But while Stone World has been covering the developments in CNC machinery for some time, we have recently been presented with the opportunity to see more and more North American fabricators actually making use of the machinery. Whereas only a handful of domestic fabricators relied on CNC technology in the past, it is becoming more and more commonplace today. And as a result, the practical aspects of using CNC technology are becoming common knowledge among today's fabricators.
In addition to the report on the CNC machinery itself, this issue of Stone World includes two case studies of American fabricators who have made the investment in CNC technology and have met with favorable results. The first fabricator, Fordham Marble, was actually one of the first companies in the U.S. to invest in computer numerically controlled stoneworking machinery. After bringing in its first machine in 1986, Fordham Marble recently brought in a second CNC machine from Italy, representing the state-of-the-art of technology. And the original machine is still up and running at Fordham Marble's shop in the Bronx, and it is expected to continue well into the future.

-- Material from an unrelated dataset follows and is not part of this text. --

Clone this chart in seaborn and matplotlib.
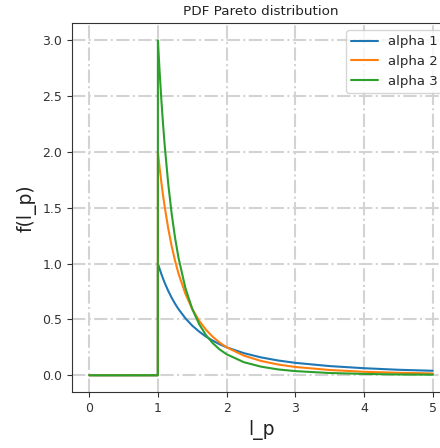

The second fabricator, World Stone Fabricators, actually started in the glass and mirror industry - where CNC technology has long been established as a fabricator tool - and evolved to stone fabrication Located in the furniture-making region of North Carolina, the company set out to make granite countertops for the furniture industry, but they moved into custom countertop fabrication, which now comprises the bulk of their business.
After we prepared our report on CNC technology, I had the opportunity to visit two more fabricators in my home state of New Jersey, both of which have recently made the investment in CNC technology. Look for articles on both of these fabricators in future issues of Stone World.
As I visited these fabricators, it was encouraging to see that virtually all of these firms opened their doors to other members of the North American stone industry so they could see the machinery at work first hand. It is this sharing of knowledge that will be a key to advancing the domestic stone industry to the next level. Because while CNC technology can certainly benefit a fabrication shop, it is not an endeavor to be taken lightly. "The learning curve is extensive," explained Mario Sardo of Fordham Marble. "You need someone who is dedicated to learning the machine and knows CNC. The machine tooling and the overall learning curve make it expensive. It takes a minimum couple of months to learn the machine. But the payback is tremendous. There is no comparison to what you can complete, and it's all cleaner and more accurate."